>>

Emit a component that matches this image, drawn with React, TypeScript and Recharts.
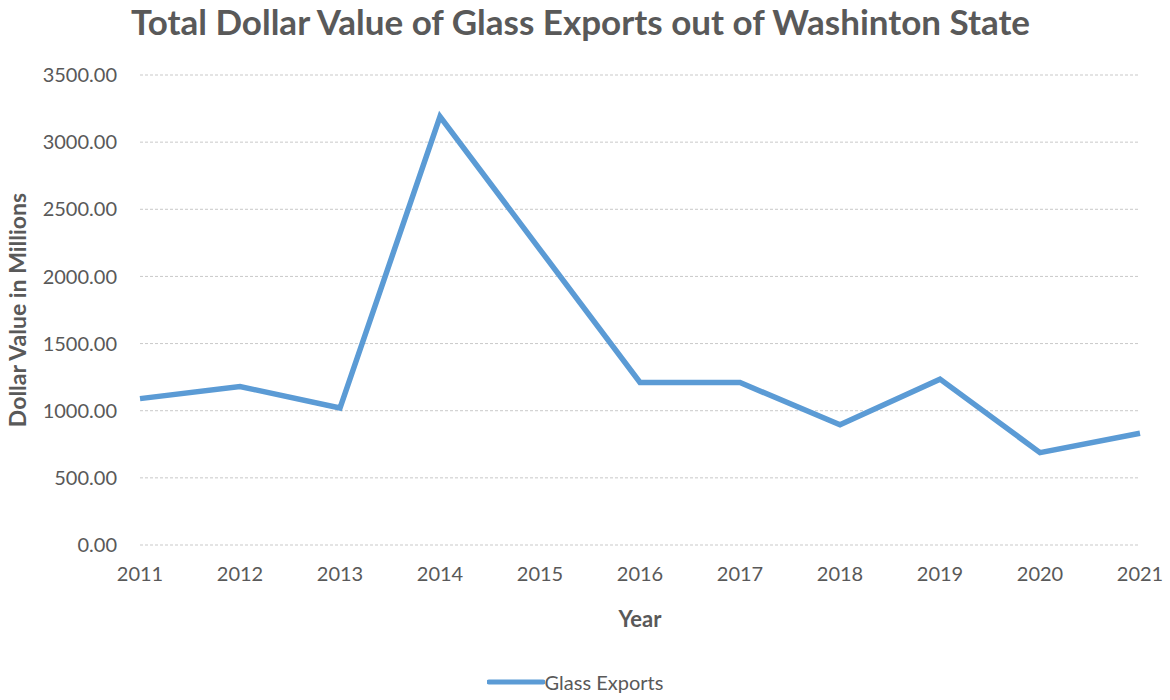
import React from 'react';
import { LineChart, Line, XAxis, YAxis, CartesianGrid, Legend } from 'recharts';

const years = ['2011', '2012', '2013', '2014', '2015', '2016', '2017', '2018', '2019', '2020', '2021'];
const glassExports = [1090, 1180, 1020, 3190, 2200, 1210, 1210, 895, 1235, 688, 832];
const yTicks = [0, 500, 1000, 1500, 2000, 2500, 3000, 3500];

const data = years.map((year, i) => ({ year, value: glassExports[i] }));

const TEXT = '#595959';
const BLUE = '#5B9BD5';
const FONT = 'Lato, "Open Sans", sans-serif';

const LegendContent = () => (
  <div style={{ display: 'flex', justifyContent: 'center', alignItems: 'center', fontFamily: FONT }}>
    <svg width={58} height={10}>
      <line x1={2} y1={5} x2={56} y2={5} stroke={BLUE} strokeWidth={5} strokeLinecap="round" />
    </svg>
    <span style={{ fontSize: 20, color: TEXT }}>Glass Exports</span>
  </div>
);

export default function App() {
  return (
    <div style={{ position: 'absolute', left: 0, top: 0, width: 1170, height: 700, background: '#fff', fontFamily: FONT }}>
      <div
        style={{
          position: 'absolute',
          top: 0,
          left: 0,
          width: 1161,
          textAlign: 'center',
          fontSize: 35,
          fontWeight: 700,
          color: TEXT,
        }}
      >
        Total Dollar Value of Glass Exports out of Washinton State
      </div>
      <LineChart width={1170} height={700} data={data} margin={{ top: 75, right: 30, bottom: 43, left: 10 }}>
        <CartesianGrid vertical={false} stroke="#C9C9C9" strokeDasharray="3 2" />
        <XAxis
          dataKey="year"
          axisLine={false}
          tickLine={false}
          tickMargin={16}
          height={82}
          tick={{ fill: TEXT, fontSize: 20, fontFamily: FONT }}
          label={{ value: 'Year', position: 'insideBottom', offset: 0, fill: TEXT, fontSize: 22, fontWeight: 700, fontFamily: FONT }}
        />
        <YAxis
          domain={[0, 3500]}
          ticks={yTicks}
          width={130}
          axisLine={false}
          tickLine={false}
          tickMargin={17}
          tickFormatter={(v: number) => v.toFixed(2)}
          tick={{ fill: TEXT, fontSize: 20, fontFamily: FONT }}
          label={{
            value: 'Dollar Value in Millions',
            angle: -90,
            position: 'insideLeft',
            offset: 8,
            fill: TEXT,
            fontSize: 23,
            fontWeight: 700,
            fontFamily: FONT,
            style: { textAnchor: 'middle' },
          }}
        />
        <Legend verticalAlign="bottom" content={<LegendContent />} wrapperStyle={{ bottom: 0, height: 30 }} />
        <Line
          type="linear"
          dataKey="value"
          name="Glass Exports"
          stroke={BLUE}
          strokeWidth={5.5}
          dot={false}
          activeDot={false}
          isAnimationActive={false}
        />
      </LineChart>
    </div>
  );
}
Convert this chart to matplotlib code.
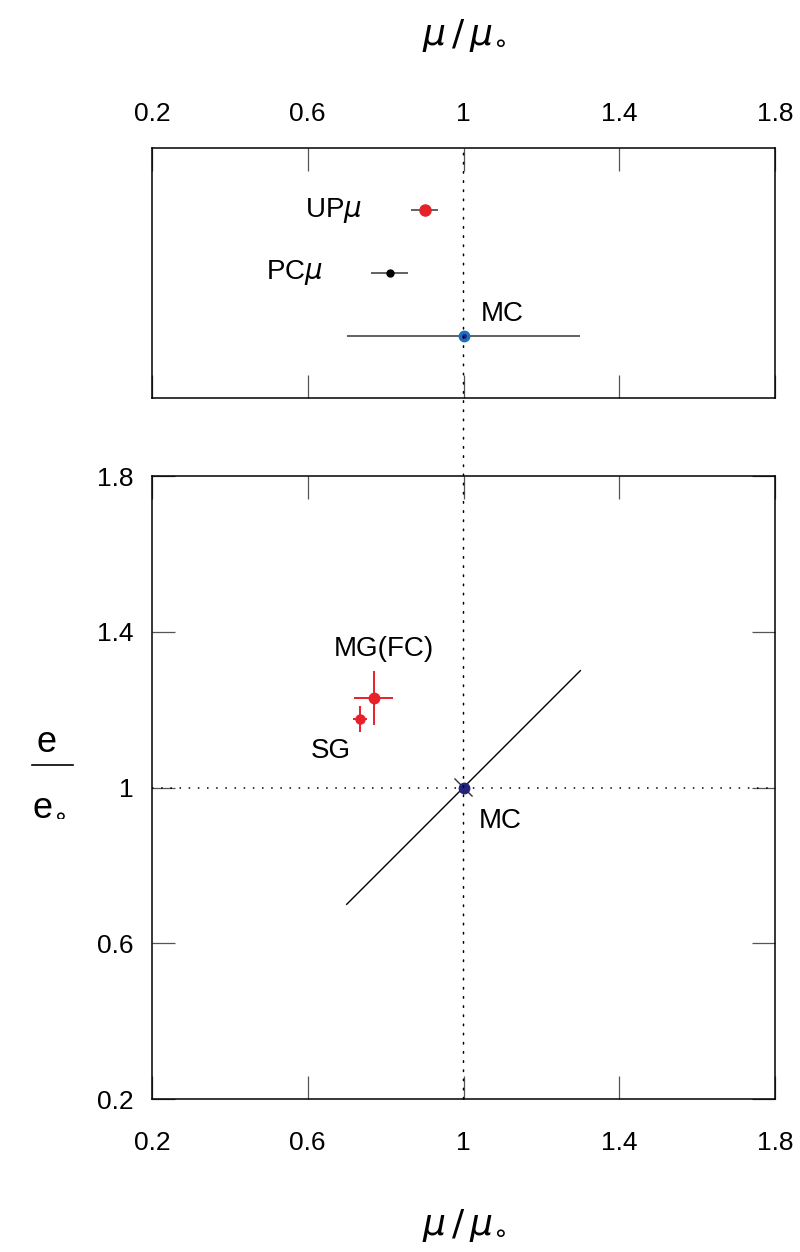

<<

Please reproduce the listing exactly from its opening line through the line that contains "YAxis, CartesianGrid, Legend", both included, with all pictures omitted.

Emit a component that matches this image, drawn with React, TypeScript and Recharts.
import React from 'react';
import { LineChart, Line, XAxis, YAxis, CartesianGrid, Legend } from 'recharts';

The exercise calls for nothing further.